Cleanup Has a Cost. So We Measured It.
We completed a full greenhouse gas inventory of our marine debris operations to establish a carbon baseline, measure emissions intensity, and ensure that scaling plastic cleanup in Alaska is aligned with climate accountability.
Ocean Plastics Recovery Project exists to remove plastics from the natural environment and to develop responsible pathways for reuse, recycling, and recovery. That work is grounded in ecological repair, but it is carried out using vessels, aircraft, equipment, and facilities that consume energy. Diesel, gasoline, propane, and electricity are part of the operational reality of working in remote Alaska. If we intend to position marine debris removal as serious environmental infrastructure, then it follows that we should understand and account for the greenhouse gas emissions associated with our own operations.
Over the past three seasons, OPR partnered with Island Trails Network to complete a formal greenhouse gas inventory covering marine debris removal activities across Kodiak and Kayak Islands. The inventory was structured under the Greenhouse Gas Protocol and focused on Scope 1 and Scope 2 emissions, quantifying fuel combustion from vessels, helicopters, generators, and onshore equipment, as well as electricity used in processing . The immediate objective was to establish a defensible baseline and to develop emissions intensity metrics that allow us to evaluate performance over time.
Plastic pollution and climate change both exert pressure on the same marine ecosystems. Addressing one while remaining indifferent to the other would be inconsistent with the broader stewardship responsibilities that guide this work. Measuring emissions is therefore not an exercise in self-criticism; it is a practical step toward ensuring that growth in cleanup capacity is aligned with climate accountability.
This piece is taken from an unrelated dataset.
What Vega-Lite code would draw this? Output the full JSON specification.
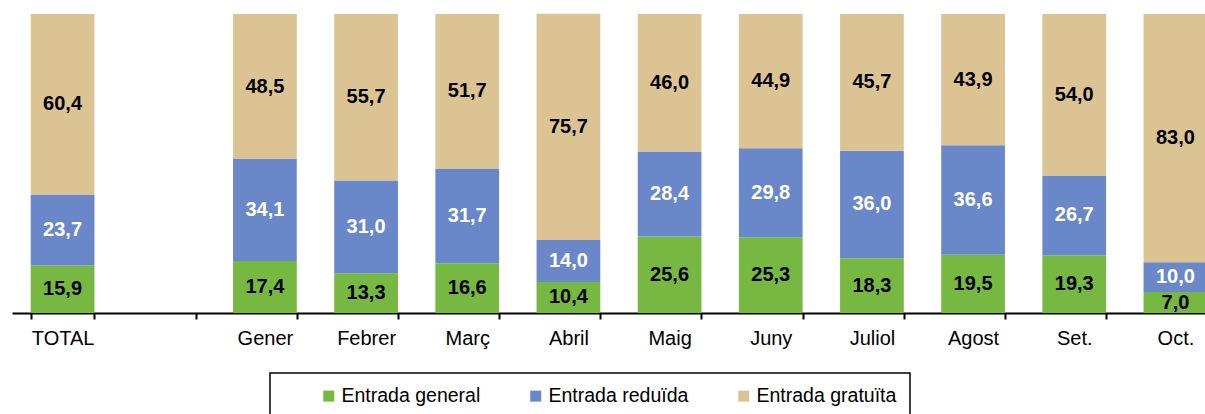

Although you can read the full report here, two visuals from the report illustrate the central findings.
Figure 3: Annual Emissions for marine debris removal projects reviewed in this inventory.
Figure 3 presents total operational emissions across collection and land-based activities by year. The figure reflects changes in scale and geography of operations, showing how energy use increases as the scope of recovery expands. It provides a clear reference point for future reductions in emissions intensity even as total impact grows.
Table 5: Comparing Collection Methods
Table 5: Comparing collection methods summarizes emissions per pound collected and associated fuel use intensity. While raw totals are informative, these intensity metrics are more consequential from a management standpoint. They connect operational design directly to carbon outcomes and provide a framework for evaluating logistical decisions, fuel strategies, and equipment deployment.
The inventory concentrated first on collection emissions because marine transport and remote mobilization account for the majority of energy use. Land-based emissions currently represent a small portion of the total profile, in part because Kodiak Electric Association supplies over 99% of its energy from renewable hydroelectric and wind sources. Under market-based accounting, this results in very low Scope 2 emissions for processing equipment at our Kodiak facility. For that reason, the processing side of OPR’s operations was a lower priority in this initial phase.
However, understanding processing emissions are important in the long term. In the future there will be other facilities like ours, on other grids, who process ocean waste. As volumes increase and distribution pathways mature, future inventories will examine equipment efficiency, facility energy use, and downstream transport in greater detail. Distribution to Tacoma and onward to recycling or pyrolysis facilities falls under Scope 3 and would need to be incorporated to develop a comprehensive emissions profile as the program scales .
One of the more useful outcomes of the inventory is understanding where emissions are concentrated. Marine fuel combustion, particularly diesel use in transportation, represents the primary driver within our current operational structure. Identifying that concentration has directed our attention toward practical mitigation strategies such as fuel substitution, trip consolidation, and efficiency improvements.
Alaska supplies the largest share of wild-caught seafood in the United States, and the resilience of its marine ecosystems carries both ecological and economic significance. Marine debris removal contributes to protecting those systems. Climate stability underpins them as well. A greenhouse gas baseline does not resolve every tension between restoration and energy use, but it establishes a starting point.
Cleanup has a cost, and understanding that cost allows us to manage it responsibly. By measuring emissions now, OPR can pursue growth with greater precision, reduce emissions where feasible, and demonstrate that ecological restoration and climate accountability can proceed together within the same operational framework.